An international climate summit starting next week in Egypt will test the resolve of nations to combat global warming, even as many of the biggest players are distracted by urgent crises ranging from war in Europe to rampant consumer inflation.
More than 30,000 delegates, including representatives from some 200 countries, will gather Nov. 6-18 in the seaside resort town of Sharm el-Sheikh to hash out details around how to slow climate change and help those already feeling its impacts.
But with nations dealing with the fallout of Russia's invasion of Ukraine, along with soaring food and fuel prices and stuttering economic growth, questions loom over whether they will act quickly and ambitiously enough to avoid the worst effects of climate change.
A United Nations report released last week showed most countries are lagging on their existing commitments to cut carbon output, with global greenhouse gas emissions on track to rise 10.6% by 2030 compared with 2010 levels.
Scientists say emissions must drop 43% by that time to limit global warming to 1.5 degrees Celsius (2.7 degrees Fahrenheit) above pre-industrial temperatures - the threshold above which climate change risks spinning out of control.
Only 24 of the nearly 200 countries attending the COP27 talks have submitted new or updated emissions-cutting plans since last year's UN climate conference in Glasgow, Scotland, even though all had committed to doing so, according to the UN climate agency.
A few countries, including Chile, Mexico and Türkiye, are expected to release new plans during the Egypt conference, but it is unclear if any major developing economies like China and India will be among them.
"The chance for China to make another major move ahead of COP27 is low," said Li Shuo, a China climate expert at environmental group Greenpeace, who is familiar with the government's thinking.
Alden Meyer, international climate policy expert at E3G, said the fraying of diplomatic ties between Washington and Beijing over issues including Taiwan and the war in Ukraine were a headwind for global climate progress, noting past collaboration between the two had helped boost climate talks.
"Is it possible to make progress without the US and China collaborating? Yes, it is, but it's not easier," he said.
The administration of US President Joe Biden, meanwhile, has been urging US and international oil and gas drillers to ramp up production to address tight global markets, lower consumer prices and offset supply disruptions linked to Russia's war on Ukraine - showing how the energy crunch has changed the policy priorities of a president who had campaigned on a promise to quickly put an end to the fossil fuel era.
The US delegation to the UN conference is likely to tout Biden's legislative victories on climate change, including passage of the Inflation Reduction Act, which included billions of dollars in subsidies for wind and solar power and electric vehicles.
Loss and damage
The two-week UN negotiations in Egypt follow a year of wild weather disruptions around the world, as global warming takes a toll - from the devastating floods in Pakistan, South Africa and Nigeria, to heatwaves in the Arctic and across Europe and record-setting droughts in the American West and France.

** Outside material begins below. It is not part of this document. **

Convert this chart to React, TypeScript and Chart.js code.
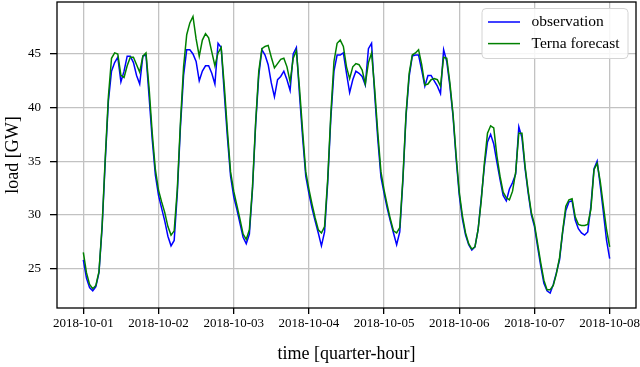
import React, { useEffect, useRef } from "react";
import { Chart, registerables } from "chart.js";

Chart.register(...registerables);

// x tick labels (one per day, every 24 hourly samples)
const dateLabels = [
  "2018-10-01", "2018-10-02", "2018-10-03", "2018-10-04",
  "2018-10-05", "2018-10-06", "2018-10-07", "2018-10-08",
];
const yTicks = [25, 30, 35, 40, 45];
const seriesNames = ["observation", "Terna forecast"];
const seriesColors = ["#0000ff", "#008000"];
const samplesPerDay = 24;

// hourly load [GW]
const observation = [
  25.8, 24.1, 23.2, 22.9, 23.3, 24.6, 28.8, 35.0, 40.6, 43.4, 44.2, 44.7, 42.4, 43.4, 44.8, 44.8, 44.2, 43.0, 42.2, 44.8, 44.9, 41.0, 37.0, 33.7,
  31.8, 30.6, 29.4, 28.0, 27.1, 27.6, 32.0, 38.2, 43.0, 45.4, 45.4, 45.0, 44.3, 42.5, 43.4, 43.9, 43.9, 43.2, 42.2, 46.0, 45.6, 41.3, 37.2, 33.6,
  31.7, 30.5, 29.2, 27.9, 27.3, 28.2, 32.4, 38.4, 43.0, 45.4, 44.9, 44.0, 42.3, 41.0, 42.6, 42.9, 43.4, 42.6, 41.6, 45.0, 45.6, 41.2, 37.2, 33.6,
  32.0, 30.6, 29.4, 28.3, 27.1, 28.4, 33.0, 39.0, 43.4, 44.9, 44.9, 45.1, 43.2, 41.4, 42.6, 43.4, 43.2, 42.9, 42.1, 45.5, 46.0, 41.2, 37.0, 33.5,
  32.0, 30.6, 29.4, 28.3, 27.2, 28.4, 33.2, 39.2, 42.9, 44.8, 44.9, 44.9, 43.5, 42.0, 43.0, 43.0, 42.5, 42.0, 41.3, 45.4, 44.3, 42.0, 39.2, 35.2,
  31.8, 29.6, 28.1, 27.2, 26.7, 27.0, 28.6, 31.5, 34.5, 36.8, 37.5, 36.6, 34.9, 33.3, 31.8, 31.3, 32.4, 33.0, 33.8, 38.2, 37.2, 34.3, 32.0, 30.0,
  28.9, 27.0, 25.2, 23.6, 22.9, 22.7, 23.5, 24.6, 25.8, 28.4, 30.4, 31.2, 31.3, 29.5, 28.7, 28.3, 28.1, 28.4, 30.8, 34.3, 35.0, 32.7, 30.2, 27.6,
  25.9,
];

const ternaForecast = [
  26.5, 24.6, 23.5, 23.1, 23.4, 24.7, 29.0, 35.3, 41.0, 44.6, 45.1, 45.0, 43.0, 42.8, 43.9, 44.7, 44.7, 44.0, 43.3, 44.8, 45.1, 41.8, 37.6, 34.2,
  32.3, 31.2, 30.2, 28.9, 28.1, 28.5, 32.4, 38.6, 43.8, 46.8, 47.9, 48.5, 46.4, 44.8, 46.3, 46.9, 46.5, 45.2, 43.9, 45.1, 45.6, 42.0, 37.8, 34.0,
  32.2, 30.9, 29.6, 28.2, 27.7, 28.6, 32.6, 38.6, 43.4, 45.5, 45.7, 45.8, 44.7, 43.7, 44.1, 44.5, 44.6, 43.8, 42.4, 44.6, 45.3, 41.8, 37.8, 34.0,
  32.4, 31.0, 29.7, 28.6, 28.3, 28.9, 33.3, 39.4, 44.3, 46.0, 46.3, 45.7, 43.8, 42.7, 43.8, 44.1, 44.0, 43.5, 42.2, 44.2, 45.1, 41.7, 37.6, 34.0,
  32.3, 30.9, 29.6, 28.5, 28.3, 28.8, 33.4, 39.4, 43.2, 44.9, 45.1, 45.4, 44.0, 42.1, 42.2, 42.6, 42.7, 42.6, 42.0, 44.7, 44.6, 42.3, 39.4, 35.5,
  32.1, 29.9, 28.3, 27.3, 26.8, 27.0, 28.6, 31.3, 34.8, 37.6, 38.3, 38.1, 35.5, 33.6, 32.1, 31.6, 31.4, 32.2, 34.0, 37.6, 37.6, 34.5, 32.2, 30.2,
  29.1, 27.3, 25.5, 23.9, 23.0, 23.0, 23.4, 24.5, 26.0, 28.5, 30.8, 31.4, 31.5, 29.8, 29.1, 29.0, 29.0, 29.1, 30.5, 34.2, 34.8, 33.1, 30.8, 28.6,
  27.0,
];

const FONT = "'Liberation Serif', 'DejaVu Serif', 'Times New Roman', serif";

export default function App() {
  const ref = useRef<HTMLCanvasElement>(null);

  useEffect(() => {
    if (!ref.current) return;
    const lastX = (dateLabels.length - 1) * samplesPerDay;
    const xPad = lastX * 0.05;

    const framePlugin = {
      id: "frame",
      afterDatasetsDraw(chart: any) {
        const { ctx, chartArea: a } = chart;
        ctx.save();
        ctx.strokeStyle = "#000";
        ctx.lineWidth = 1.3;
        ctx.strokeRect(a.left, a.top, a.right - a.left, a.bottom - a.top);
        ctx.restore();
      },
    };

    const legendPlugin = {
      id: "mplLegend",
      afterDraw(chart: any) {
        const { ctx, chartArea: a } = chart;
        ctx.save();
        const w = 146;
        const h = 50;
        const x0 = a.right - 8 - w;
        const y0 = a.top + 6.5;
        ctx.beginPath();
        (ctx as any).roundRect(x0, y0, w, h, 4);
        ctx.fillStyle = "rgba(255,255,255,0.85)";
        ctx.fill();
        ctx.strokeStyle = "#d4d4d4";
        ctx.lineWidth = 1;
        ctx.stroke();
        seriesNames.forEach((name, i) => {
          const y = y0 + 13.5 + i * 21.6;
          ctx.beginPath();
          ctx.moveTo(x0 + 6, y);
          ctx.lineTo(x0 + 38, y);
          ctx.strokeStyle = seriesColors[i];
          ctx.lineWidth = 1.5;
          ctx.stroke();
          ctx.fillStyle = "#000";
          ctx.font = `15.5px ${FONT}`;
          ctx.textBaseline = "middle";
          ctx.textAlign = "left";
          ctx.fillText(name, x0 + 49.5, y);
        });
        ctx.restore();
      },
    };

    const chart = new Chart(ref.current, {
      type: "line",
      data: {
        datasets: [
          {
            label: seriesNames[0],
            data: observation.map((y, i) => ({ x: i, y })),
            borderColor: seriesColors[0],
            backgroundColor: seriesColors[0],
            borderWidth: 1.5,
            pointRadius: 0,
            tension: 0,
            order: 1,
          },
          {
            label: seriesNames[1],
            data: ternaForecast.map((y, i) => ({ x: i, y })),
            borderColor: seriesColors[1],
            backgroundColor: seriesColors[1],
            borderWidth: 1.5,
            pointRadius: 0,
            tension: 0,
            order: 0,
          },
        ],
      },
      options: {
        animation: false,
        responsive: false,
        maintainAspectRatio: false,
        events: [],
        layout: { padding: { top: 2, right: 4, left: 0, bottom: 0 } },
        plugins: { legend: { display: false }, tooltip: { enabled: false } },
        scales: {
          x: {
            type: "linear",
            min: -xPad,
            max: lastX + xPad,
            afterBuildTicks: (scale: any) => {
              scale.ticks = dateLabels.map((_, i) => ({ value: i * samplesPerDay }));
            },
            afterFit: (scale: any) => {
              scale.height = 59;
              scale.paddingLeft = 0;
              scale.paddingRight = 0;
            },
            ticks: {
              color: "#000",
              font: { family: FONT, size: 13 },
              padding: 2,
              maxRotation: 0,
              autoSkip: false,
              callback: (v: any) => dateLabels[Math.round(Number(v) / samplesPerDay)] ?? "",
            },
            grid: {
              color: "#c2c2c2",
              lineWidth: 1.3,
              tickColor: "#000",
              tickLength: 6,
              tickWidth: 1.3,
            },
            border: { display: false },
            title: {
              display: true,
              text: "time [quarter-hour]",
              color: "#000",
              font: { family: FONT, size: 18 },
              padding: { top: 0, bottom: 2 },
            },
          },
          y: {
            type: "linear",
            min: 21.3,
            max: 49.85,
            afterBuildTicks: (scale: any) => {
              scale.ticks = yTicks.map((v) => ({ value: v }));
            },
            afterFit: (scale: any) => {
              scale.width = 57;
              scale.paddingTop = 0;
              scale.paddingBottom = 0;
            },
            ticks: {
              color: "#000",
              font: { family: FONT, size: 13 },
              padding: 9,
            },
            grid: {
              color: "#c2c2c2",
              lineWidth: 1.3,
              tickColor: "#000",
              tickLength: 7,
              tickWidth: 1.3,
            },
            border: { display: false },
            title: {
              display: true,
              text: "load [GW]",
              color: "#000",
              font: { family: FONT, size: 18 },
              padding: { top: 2, bottom: 0 },
            },
          },
        },
      },
      plugins: [framePlugin, legendPlugin],
    });

    return () => chart.destroy();
  }, []);

  return (
    <div style={{ position: "absolute", left: 0, top: 0, width: 640, height: 367 }}>
      <canvas ref={ref} width={640} height={367} style={{ width: 640, height: 367, display: "block" }} />
    </div>
  );
}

The talks are likely to address how these and other nations affected by climate change could be compensated by rich countries believed to have caused it. Other topics will include how international financial institutions like the World Bank could be reformed to speed the transition away from fossil fuels.
The issue of mobilizing new funding to compensate for climate-driven destruction is a contentious one, with rich nations, including the United States and European Union members, having opposed past proposals for a "loss and damage" fund over concerns about their liabilities.
US Special Envoy on Climate Change John Kerry said last week the United States supports a serious dialogue on the topic at COP27, but said the issue was tricky given upcoming Congressional elections that could swing the legislative body toward Republican control.
He also pointed out that the United States is the biggest donor of global humanitarian aid and will focus on ramping up spending on climate adaptation.
That message rings hollow for some.
"I don't want to hear political rhetoric about loss and damage. I don't want to hear what countries are already doing in terms of disaster relief, because it's not enough," said Aminath Shauna, climate minister for the Maldives, a low-lying Indian Ocean island chain facing future inundation with sea-level rise.
The talks received a boost from Brazil's election on Sunday of leftist leader Luiz Inacio Lula da Silva, whose team has decried deforestation while calling for an international summit on the fate of the Amazon.
The talks could also highlight natural gas, given its importance to the host continent. African nations with petroleum riches argue they have a right to develop their resources, especially as Europe is scrambling to find new suppliers to replace Russia.
"African nations are going to call out the hypocrisy of Europe securing gas deals in the name of energy security while telling African nations not to develop their resources for baseload energy," said Lily Odarno, director of the Clean Air Task Force's Africa climate program.
Egypt's lead climate negotiator, Mohamed Nasr, has said the summit's success would be measured by whether countries deliver a package of agreements that keep the goal of limiting global warming to 1.5C alive, while ensuring poorer nations are treated fairly and receive the support that rich countries have promised.
"Climate change is not giving us any space to breathe," Nasr said. "Science is telling us we are not on track on anything."